— BEGIN INPUT RECORDS —

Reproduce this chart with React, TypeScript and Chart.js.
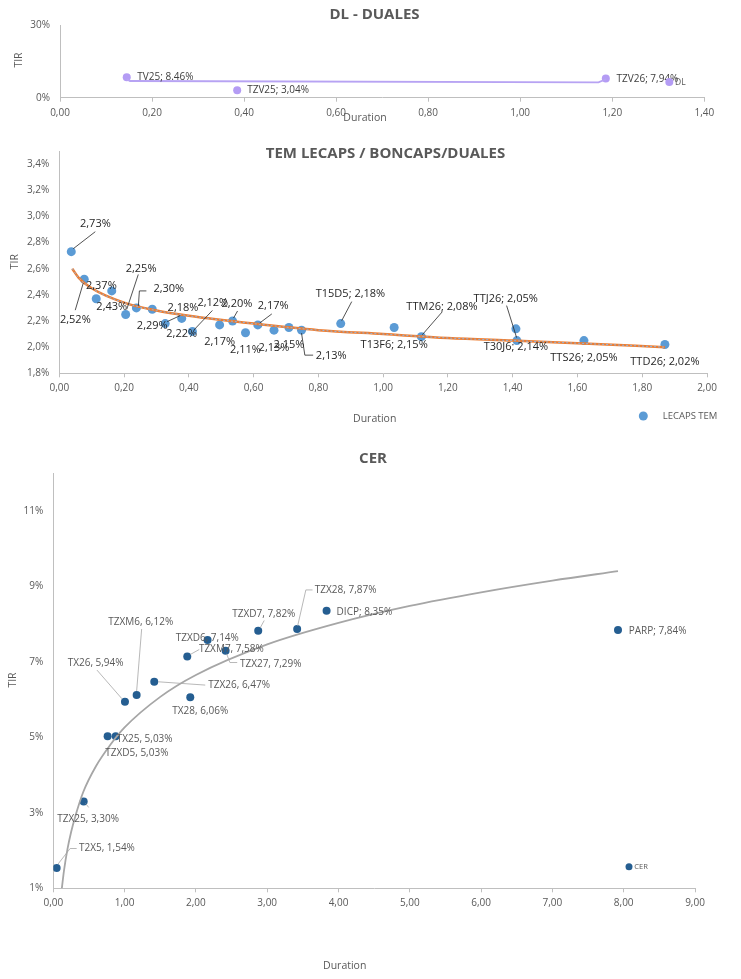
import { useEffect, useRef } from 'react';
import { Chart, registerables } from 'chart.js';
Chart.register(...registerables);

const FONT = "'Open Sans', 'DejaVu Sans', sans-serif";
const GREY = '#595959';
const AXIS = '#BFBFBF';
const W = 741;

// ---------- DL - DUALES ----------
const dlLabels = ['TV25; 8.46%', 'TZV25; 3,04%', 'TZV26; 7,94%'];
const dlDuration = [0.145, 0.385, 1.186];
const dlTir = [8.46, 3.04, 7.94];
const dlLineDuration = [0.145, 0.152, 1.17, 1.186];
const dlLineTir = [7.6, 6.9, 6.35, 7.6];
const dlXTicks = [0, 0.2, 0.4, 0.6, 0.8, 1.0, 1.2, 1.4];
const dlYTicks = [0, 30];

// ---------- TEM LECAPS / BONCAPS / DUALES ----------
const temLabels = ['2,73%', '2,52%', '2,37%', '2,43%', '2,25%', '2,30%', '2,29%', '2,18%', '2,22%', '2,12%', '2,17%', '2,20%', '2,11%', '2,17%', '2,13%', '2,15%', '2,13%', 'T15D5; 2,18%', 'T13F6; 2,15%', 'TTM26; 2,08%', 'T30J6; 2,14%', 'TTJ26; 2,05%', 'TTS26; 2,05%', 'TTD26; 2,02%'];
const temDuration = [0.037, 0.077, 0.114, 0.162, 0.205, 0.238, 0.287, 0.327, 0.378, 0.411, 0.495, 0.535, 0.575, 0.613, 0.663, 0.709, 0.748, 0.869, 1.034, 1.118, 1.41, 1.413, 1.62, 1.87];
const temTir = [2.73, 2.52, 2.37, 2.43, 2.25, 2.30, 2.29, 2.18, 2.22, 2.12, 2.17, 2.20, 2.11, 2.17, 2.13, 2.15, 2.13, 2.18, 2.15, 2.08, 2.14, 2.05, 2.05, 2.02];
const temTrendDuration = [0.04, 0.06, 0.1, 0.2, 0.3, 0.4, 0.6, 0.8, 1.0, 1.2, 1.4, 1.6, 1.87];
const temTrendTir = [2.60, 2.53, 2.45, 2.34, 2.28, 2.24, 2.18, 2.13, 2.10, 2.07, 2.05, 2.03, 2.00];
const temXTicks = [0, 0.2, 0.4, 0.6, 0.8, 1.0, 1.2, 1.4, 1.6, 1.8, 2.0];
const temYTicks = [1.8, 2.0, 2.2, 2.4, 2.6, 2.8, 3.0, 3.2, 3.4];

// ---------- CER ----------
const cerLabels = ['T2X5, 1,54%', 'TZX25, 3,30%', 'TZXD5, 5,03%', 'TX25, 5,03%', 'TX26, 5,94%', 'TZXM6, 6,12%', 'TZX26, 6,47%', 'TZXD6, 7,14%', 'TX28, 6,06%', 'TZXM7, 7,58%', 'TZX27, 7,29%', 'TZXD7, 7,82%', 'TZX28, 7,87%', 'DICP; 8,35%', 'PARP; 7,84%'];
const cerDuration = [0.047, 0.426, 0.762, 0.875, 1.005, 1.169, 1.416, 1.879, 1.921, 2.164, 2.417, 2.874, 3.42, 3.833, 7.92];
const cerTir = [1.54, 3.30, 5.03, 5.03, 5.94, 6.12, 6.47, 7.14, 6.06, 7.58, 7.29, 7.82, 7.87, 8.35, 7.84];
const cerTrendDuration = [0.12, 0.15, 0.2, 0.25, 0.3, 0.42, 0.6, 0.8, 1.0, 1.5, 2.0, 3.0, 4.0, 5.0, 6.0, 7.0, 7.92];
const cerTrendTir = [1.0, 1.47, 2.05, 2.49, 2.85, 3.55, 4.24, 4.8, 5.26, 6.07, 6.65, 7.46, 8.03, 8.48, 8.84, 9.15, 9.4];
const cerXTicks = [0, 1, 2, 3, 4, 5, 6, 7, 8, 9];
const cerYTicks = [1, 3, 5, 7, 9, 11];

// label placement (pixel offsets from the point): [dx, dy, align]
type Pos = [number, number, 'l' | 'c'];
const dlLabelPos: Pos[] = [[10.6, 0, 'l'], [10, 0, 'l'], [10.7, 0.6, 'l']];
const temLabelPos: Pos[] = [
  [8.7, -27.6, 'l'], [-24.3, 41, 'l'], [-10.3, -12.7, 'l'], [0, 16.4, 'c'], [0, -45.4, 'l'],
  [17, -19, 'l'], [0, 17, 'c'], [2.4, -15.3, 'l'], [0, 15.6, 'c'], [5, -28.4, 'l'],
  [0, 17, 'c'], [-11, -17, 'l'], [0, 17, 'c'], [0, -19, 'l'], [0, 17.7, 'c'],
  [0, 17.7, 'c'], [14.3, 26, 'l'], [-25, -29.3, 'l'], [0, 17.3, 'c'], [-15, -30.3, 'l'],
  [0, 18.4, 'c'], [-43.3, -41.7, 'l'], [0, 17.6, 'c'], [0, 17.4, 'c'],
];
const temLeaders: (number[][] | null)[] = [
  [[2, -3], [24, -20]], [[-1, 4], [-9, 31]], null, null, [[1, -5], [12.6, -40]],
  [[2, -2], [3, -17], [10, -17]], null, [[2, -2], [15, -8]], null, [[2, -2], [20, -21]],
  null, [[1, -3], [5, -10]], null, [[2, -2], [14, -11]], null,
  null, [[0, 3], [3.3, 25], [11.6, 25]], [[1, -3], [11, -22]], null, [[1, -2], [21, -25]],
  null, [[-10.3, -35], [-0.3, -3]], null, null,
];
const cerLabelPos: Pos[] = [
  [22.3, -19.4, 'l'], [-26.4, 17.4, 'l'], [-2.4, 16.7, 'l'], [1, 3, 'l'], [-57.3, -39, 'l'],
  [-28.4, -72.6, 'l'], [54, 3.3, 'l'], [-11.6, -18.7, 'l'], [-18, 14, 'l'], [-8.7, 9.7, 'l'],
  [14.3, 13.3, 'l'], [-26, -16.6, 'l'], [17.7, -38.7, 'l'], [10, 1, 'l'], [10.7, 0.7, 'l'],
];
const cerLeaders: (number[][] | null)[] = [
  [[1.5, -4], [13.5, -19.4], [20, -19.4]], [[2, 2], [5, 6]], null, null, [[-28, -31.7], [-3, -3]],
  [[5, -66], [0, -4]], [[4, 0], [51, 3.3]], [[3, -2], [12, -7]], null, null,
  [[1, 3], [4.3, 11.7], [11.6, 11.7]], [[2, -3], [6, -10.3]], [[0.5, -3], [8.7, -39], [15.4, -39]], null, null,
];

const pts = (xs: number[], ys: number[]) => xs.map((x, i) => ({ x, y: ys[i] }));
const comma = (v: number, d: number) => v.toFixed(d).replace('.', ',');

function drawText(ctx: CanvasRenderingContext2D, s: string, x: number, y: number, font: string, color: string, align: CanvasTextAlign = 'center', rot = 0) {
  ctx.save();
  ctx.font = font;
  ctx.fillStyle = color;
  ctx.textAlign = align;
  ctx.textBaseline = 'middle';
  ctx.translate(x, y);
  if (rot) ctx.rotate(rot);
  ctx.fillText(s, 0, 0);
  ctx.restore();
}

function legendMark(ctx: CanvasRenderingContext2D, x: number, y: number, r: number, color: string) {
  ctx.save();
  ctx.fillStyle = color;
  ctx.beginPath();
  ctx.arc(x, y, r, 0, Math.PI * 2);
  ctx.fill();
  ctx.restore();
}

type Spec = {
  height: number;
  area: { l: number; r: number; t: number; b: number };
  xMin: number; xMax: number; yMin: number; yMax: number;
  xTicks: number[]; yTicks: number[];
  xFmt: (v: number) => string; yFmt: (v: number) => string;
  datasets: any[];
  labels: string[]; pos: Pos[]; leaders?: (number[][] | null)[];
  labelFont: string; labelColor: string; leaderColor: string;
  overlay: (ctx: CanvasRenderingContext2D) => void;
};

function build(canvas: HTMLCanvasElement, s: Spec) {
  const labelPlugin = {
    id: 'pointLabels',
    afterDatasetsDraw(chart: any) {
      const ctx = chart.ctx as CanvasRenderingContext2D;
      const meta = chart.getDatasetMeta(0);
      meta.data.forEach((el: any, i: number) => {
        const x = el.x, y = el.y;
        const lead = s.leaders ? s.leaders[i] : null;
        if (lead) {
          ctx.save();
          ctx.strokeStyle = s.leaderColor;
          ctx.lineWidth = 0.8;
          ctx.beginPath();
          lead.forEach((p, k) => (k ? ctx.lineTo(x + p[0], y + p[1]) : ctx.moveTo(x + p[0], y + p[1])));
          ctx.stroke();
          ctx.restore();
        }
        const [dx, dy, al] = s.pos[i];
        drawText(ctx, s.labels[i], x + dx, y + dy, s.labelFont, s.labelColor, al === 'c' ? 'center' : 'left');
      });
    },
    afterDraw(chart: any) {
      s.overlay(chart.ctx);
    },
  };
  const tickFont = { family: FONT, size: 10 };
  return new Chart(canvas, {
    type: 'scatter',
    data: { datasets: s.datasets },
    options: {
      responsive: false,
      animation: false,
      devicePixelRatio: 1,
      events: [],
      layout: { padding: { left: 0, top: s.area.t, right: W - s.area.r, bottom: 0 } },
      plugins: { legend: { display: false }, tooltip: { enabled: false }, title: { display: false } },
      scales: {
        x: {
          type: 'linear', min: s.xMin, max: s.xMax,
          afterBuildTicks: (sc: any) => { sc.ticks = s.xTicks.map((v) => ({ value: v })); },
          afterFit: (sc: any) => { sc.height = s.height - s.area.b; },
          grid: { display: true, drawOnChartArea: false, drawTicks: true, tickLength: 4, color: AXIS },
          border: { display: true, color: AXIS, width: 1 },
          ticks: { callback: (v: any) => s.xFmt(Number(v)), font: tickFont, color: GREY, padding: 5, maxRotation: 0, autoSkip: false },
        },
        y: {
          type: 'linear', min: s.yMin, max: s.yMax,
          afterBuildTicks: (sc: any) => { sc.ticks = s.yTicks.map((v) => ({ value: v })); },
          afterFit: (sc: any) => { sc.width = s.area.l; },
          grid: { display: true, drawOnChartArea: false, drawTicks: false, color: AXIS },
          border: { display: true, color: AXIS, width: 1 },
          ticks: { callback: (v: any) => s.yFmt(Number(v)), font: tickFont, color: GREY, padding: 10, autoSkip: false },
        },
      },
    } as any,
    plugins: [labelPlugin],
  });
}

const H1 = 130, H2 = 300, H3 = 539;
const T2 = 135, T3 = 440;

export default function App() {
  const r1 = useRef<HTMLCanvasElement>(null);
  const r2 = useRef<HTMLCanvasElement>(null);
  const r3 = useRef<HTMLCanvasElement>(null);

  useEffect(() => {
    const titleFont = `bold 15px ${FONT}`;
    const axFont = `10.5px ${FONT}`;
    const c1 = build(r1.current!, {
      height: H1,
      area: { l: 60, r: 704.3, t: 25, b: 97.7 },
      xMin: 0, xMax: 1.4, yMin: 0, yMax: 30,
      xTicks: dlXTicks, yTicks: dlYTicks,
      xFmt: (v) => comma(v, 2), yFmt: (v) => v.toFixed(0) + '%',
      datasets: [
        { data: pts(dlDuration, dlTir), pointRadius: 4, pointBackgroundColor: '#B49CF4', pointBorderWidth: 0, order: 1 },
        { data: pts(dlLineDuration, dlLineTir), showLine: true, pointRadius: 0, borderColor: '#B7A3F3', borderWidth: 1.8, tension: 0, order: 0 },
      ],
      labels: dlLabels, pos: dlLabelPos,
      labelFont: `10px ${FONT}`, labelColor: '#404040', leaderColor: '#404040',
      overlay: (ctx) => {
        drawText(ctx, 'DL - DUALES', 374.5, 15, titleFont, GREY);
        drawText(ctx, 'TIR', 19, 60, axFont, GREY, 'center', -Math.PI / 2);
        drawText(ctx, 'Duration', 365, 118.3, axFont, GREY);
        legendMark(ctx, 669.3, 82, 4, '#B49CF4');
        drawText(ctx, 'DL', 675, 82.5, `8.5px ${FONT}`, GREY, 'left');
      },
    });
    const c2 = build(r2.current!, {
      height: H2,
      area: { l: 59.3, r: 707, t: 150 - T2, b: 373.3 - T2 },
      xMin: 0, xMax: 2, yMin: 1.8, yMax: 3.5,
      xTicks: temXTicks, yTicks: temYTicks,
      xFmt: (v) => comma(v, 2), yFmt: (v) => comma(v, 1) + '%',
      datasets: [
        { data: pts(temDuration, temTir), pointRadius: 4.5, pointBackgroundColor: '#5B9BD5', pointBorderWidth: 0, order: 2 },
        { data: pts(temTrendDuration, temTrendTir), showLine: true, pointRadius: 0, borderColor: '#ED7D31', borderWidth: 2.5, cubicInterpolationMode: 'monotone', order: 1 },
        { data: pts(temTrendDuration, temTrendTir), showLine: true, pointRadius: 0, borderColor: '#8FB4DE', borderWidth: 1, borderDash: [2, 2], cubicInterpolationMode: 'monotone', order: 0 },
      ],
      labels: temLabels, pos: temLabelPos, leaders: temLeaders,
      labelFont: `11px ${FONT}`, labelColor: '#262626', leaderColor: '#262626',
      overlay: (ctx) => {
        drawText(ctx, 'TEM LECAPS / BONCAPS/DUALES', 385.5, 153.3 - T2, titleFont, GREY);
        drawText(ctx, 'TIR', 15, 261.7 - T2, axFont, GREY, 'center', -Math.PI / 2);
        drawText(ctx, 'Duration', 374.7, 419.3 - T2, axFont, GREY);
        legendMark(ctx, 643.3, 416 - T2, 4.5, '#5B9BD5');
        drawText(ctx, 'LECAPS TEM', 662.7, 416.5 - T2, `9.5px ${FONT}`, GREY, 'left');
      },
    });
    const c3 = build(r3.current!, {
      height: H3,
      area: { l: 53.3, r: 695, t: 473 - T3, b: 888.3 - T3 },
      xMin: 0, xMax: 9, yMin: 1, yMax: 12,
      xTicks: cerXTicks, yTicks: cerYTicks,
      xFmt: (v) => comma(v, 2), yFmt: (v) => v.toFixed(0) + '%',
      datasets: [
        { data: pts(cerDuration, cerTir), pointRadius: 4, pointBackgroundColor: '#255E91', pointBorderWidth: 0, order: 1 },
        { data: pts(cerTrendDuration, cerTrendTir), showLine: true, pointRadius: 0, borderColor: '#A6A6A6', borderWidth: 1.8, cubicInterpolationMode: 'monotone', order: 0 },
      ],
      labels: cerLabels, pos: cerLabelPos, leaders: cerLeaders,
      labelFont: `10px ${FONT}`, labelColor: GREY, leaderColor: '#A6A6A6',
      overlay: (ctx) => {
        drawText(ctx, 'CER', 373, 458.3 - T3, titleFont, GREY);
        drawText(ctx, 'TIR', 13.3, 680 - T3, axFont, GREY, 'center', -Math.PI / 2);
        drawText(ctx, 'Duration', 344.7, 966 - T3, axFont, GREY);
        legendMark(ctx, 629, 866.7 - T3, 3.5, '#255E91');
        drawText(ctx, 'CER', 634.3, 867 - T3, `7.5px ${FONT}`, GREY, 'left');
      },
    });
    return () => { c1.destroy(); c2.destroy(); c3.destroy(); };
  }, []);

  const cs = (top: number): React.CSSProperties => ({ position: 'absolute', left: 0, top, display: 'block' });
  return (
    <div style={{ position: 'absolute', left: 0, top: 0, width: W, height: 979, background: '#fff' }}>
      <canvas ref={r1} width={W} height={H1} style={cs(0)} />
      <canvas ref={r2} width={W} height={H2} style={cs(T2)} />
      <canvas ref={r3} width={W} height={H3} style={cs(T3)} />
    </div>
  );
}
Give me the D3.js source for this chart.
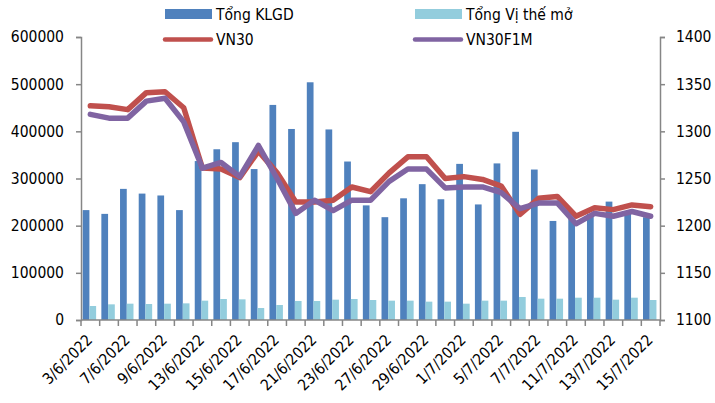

— END INPUT RECORDS —

* EXERCISE INSTRUCTIONS: Go through the lines above. Select every one that has the string "this".

* COMPLETED TASK:
Reproduce this chart with React, TypeScript and Chart.js.
Give me the D3.js source for this chart.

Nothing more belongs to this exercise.